A month has gone by since the last earnings report for Canadian Pacific (CP). Shares have added about 9.8% in that time frame, outperforming the S&P 500.
Will the recent positive trend continue leading up to its next earnings release, or is Canadian Pacific due for a pullback? Before we dive into how investors and analysts have reacted as of late, let's take a quick look at the most recent earnings report in order to get a better handle on the important catalysts.
In-line Q3 Earnings at Canadian Pacific
Canadian Pacific’s third-quarter 2022 earnings (excluding 3 cents from non-recurring items) of 77 cents (C$1.01) per share matched the Zacks Consensus Estimate. The bottom line increased 10% year over year. Results were aided by higher revenues of $1,772.4 million (C$2,312 million), beating the Zacks Consensus Estimate of $1,689.8 million and increasing 14.91% year over year.
Freight revenues, contributing 97.9% to the top line, rose 19% on a year-over-year basis. CP’s freight segment consists of Grain (up 9%), Coal (down 2%), Potash (up 48%), Forest products (up 18%), Energy, chemicals and plastics (down 10%), Metals, minerals and consumer products (up 22%), Automotive (up 31%) and Intermodal (up 44%). Revenues at the Fertilizers and sulfur sub-segment were up 11% year over year. In the reported quarter, total freight revenues per revenue ton-miles (RTMs) rose 11% year over year. Total freight revenues per carload increased 7% from the year-ago quarter’s reported figure. All percentages are foreign exchange adjusted.
On a reported basis, operating income was up 21%, while total operating expenses increased 18% year over year in the quarter under review. Operating ratio (operating expenses as a percentage of revenues on an adjusted basis) improved to 58.7% in the September quarter from 59.4% in the year-ago quarter. Lower the value of the metric, the better.
Per Keith Creel, CP’s president and Chief Executive Officer, “The third quarter saw strong demand in potash and intermodal that we anticipated, and CP was well-resourced to handle the volume increases we have seen. I’m proud of the results the team delivered this quarter and excited about the opportunities in front of us.”
Canadian Pacific exited the third quarter with cash and cash equivalents of C$138 million compared with C$69 million at the end of 20021. Long-term debt amounted to C$19,339 million compared with C$18,577 million at the end of 2021.
How Have Estimates Been Moving Since Then?
In the past month, investors have witnessed an upward trend in estimates revision.
Currently, Canadian Pacific has a poor Growth Score of F, a grade with the same score on the momentum front. Following the exact same course, the stock was allocated a grade of F on the value side, putting it in the lowest quintile for this investment strategy.
Overall, the stock has an aggregate VGM Score of F. If you aren't focused on one strategy, this score is the one you should be interested in.

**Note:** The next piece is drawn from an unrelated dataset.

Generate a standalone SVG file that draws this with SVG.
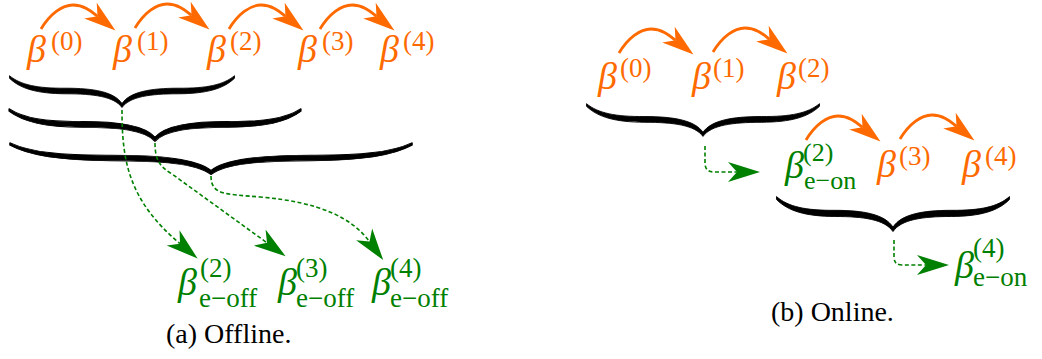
<svg xmlns="http://www.w3.org/2000/svg" xmlns:xlink="http://www.w3.org/1999/xlink" width="1042" height="359" viewBox="0 0 1042 359">
<style>
.b{font-family:"Liberation Serif","Times New Roman",serif;font-style:italic;font-size:38px}
.s{font-family:"Liberation Serif","Times New Roman",serif;font-size:27px}
.ss{font-family:"Liberation Serif","Times New Roman",serif;font-size:26px}
.cap{font-family:"Liberation Serif","Times New Roman",serif;font-size:28px;fill:#000}
.o{fill:#ff6a00}
.g{fill:#008000}
.oa{fill:none;stroke:#ff6a00;stroke-width:2.8;marker-end:url(#aho)}
.ga{fill:none;stroke:#008000;stroke-width:1.6;stroke-dasharray:4 2.5;marker-end:url(#ahg)}
.br{fill:#000;stroke:#000;stroke-width:0.8;stroke-linejoin:round}
</style>
<defs>
<marker id="aho" markerUnits="userSpaceOnUse" viewBox="0 -11 33 22" markerWidth="33" markerHeight="22" refX="9" refY="0" orient="auto"><path d="M0,-10 L32,0 L0,10 L9,0 Z" fill="#ff6a00"/></marker>
<marker id="ahg" markerUnits="userSpaceOnUse" viewBox="0 -11 33 22" markerWidth="33" markerHeight="22" refX="9" refY="0" orient="auto"><path d="M0,-10 L32,0 L0,10 L9,0 Z" fill="#008000"/></marker>
<path id="brace" d="M-100,-1.3 C-90,8 -75,11.4 -50,11.2 C-25,11.2 -7,14.9 0,26.5 C7,14.9 25,11.2 50,11.2 C75,11.4 90,8 100,-1.3 L100,1.3 C90,12 75,16.6 50,16.8 C25,16.8 7,19.6 0,30.5 C-7,19.6 -25,16.8 -50,16.8 C-75,16.6 -90,12 -100,1.3 Z"/>
<path id="oarc" d="M0,0 C9,-15 21,-24 32,-24 C43,-24 50,-18 56.5,-12.8"/>
</defs>

<!-- (a) Offline -->
<g id="a-beta0"><text class="b o" x="27" y="62">β</text><text class="s o" x="51" y="50">(0)</text></g>
<g id="a-beta1"><text class="b o" x="113" y="62">β</text><text class="s o" x="137" y="50">(1)</text></g>
<g id="a-beta2"><text class="b o" x="207" y="62">β</text><text class="s o" x="230" y="50">(2)</text></g>
<g id="a-beta3"><text class="b o" x="298" y="62">β</text><text class="s o" x="322" y="50">(3)</text></g>
<g id="a-beta4"><text class="b o" x="380" y="62">β</text><text class="s o" x="403" y="50">(4)</text></g>

<g id="a-brace1" class="br"><use xlink:href="#brace" transform="translate(122,77) scale(1.125,1)"/></g>
<g id="a-brace2" class="br"><use xlink:href="#brace" transform="translate(155,110) scale(1.46,1.03)"/></g>
<g id="a-brace3" class="br"><use xlink:href="#brace" transform="translate(211,144) scale(2.01,1)"/></g>

<g id="a-eoff2"><text class="b g" x="178" y="295">β</text><text class="s g" x="200" y="277">(2)</text><text class="s g" x="199" y="307">e−off</text></g>
<g id="a-eoff3"><text class="b g" x="278" y="295">β</text><text class="s g" x="296" y="277">(3)</text><text class="s g" x="296" y="307">e−off</text></g>
<g id="a-eoff4"><text class="b g" x="372" y="295">β</text><text class="s g" x="390" y="277">(4)</text><text class="s g" x="390" y="307">e−off</text></g>

<g id="a-caption"><text class="cap" x="166" y="343">(a) Offline.</text></g>

<!-- (b) Online -->
<g id="b-beta0"><text class="b o" x="598" y="89">β</text><text class="s o" x="620" y="77">(0)</text></g>
<g id="b-beta1"><text class="b o" x="692" y="89">β</text><text class="s o" x="713" y="77">(1)</text></g>
<g id="b-beta2"><text class="b o" x="777" y="89">β</text><text class="s o" x="798" y="77">(2)</text></g>
<g id="b-brace1" class="br"><use xlink:href="#brace" transform="translate(703,105) scale(1.165,1.03)"/></g>

<g id="b-eon2"><text class="b g" x="785" y="178">β</text><text class="ss g" x="803" y="161">(2)</text><text class="ss g" x="804" y="189">e−on</text></g>
<g id="b-beta3"><text class="b o" x="877" y="177">β</text><text class="s o" x="899" y="165">(3)</text></g>
<g id="b-beta4"><text class="b o" x="962" y="177">β</text><text class="s o" x="985" y="165">(4)</text></g>
<g id="b-brace2" class="br"><use xlink:href="#brace" transform="translate(893,198) scale(1.165,1.1)"/></g>

<g id="b-eon4"><text class="b g" x="955" y="278">β</text><text class="s g" x="973" y="257">(4)</text><text class="s g" x="973" y="286">e−on</text></g>

<g id="b-caption"><text class="cap" x="771" y="321">(b) Online.</text></g>

<g id="connectors">
<use class="oa" xlink:href="#oarc" transform="translate(41,29)"/>
<use class="oa" xlink:href="#oarc" transform="translate(135,28)"/>
<use class="oa" xlink:href="#oarc" transform="translate(229,29)"/>
<use class="oa" xlink:href="#oarc" transform="translate(320,29)"/>
<use class="oa" xlink:href="#oarc" transform="translate(619,53)"/>
<use class="oa" xlink:href="#oarc" transform="translate(713,52)"/>
<use class="oa" xlink:href="#oarc" transform="translate(806,140)"/>
<use class="oa" xlink:href="#oarc" transform="translate(900,139)"/>
<path class="ga" d="M122,110 C122,160 128,200 180,243.7"/>
<path class="ga" d="M155,143 C155,160 160,167 172,174 L267,242.8"/>
<path class="ga" d="M211,176 C211,195 225,194 260,197 C320,202 352,218 369.5,241.6"/>
<path class="ga" d="M705,146 L705,163 Q705,172 714,172 L737,172"/>
<path class="ga" d="M894,240 L894,257 Q894,265 902,265 L926,265"/>
</g>
</svg>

Estimates have been broadly trending upward for the stock, and the magnitude of these revisions looks promising. Notably, Canadian Pacific has a Zacks Rank #3 (Hold). We expect an in-line return from the stock in the next few months.
Performance of an Industry Player
Canadian Pacific is part of the Zacks Transportation - Rail industry. Over the past month, CSX (CSX), a stock from the same industry, has gained 11.3%. The company reported its results for the quarter ended September 2022 more than a month ago.
CSX reported revenues of $3.9 billion in the last reported quarter, representing a year-over-year change of +18.3%. EPS of $0.52 for the same period compares with $0.43 a year ago.
CSX is expected to post earnings of $0.49 per share for the current quarter, representing a year-over-year change of +16.7%. Over the last 30 days, the Zacks Consensus Estimate has changed -0.3%.
The overall direction and magnitude of estimate revisions translate into a Zacks Rank #3 (Hold) for CSX. Also, the stock has a VGM Score of C.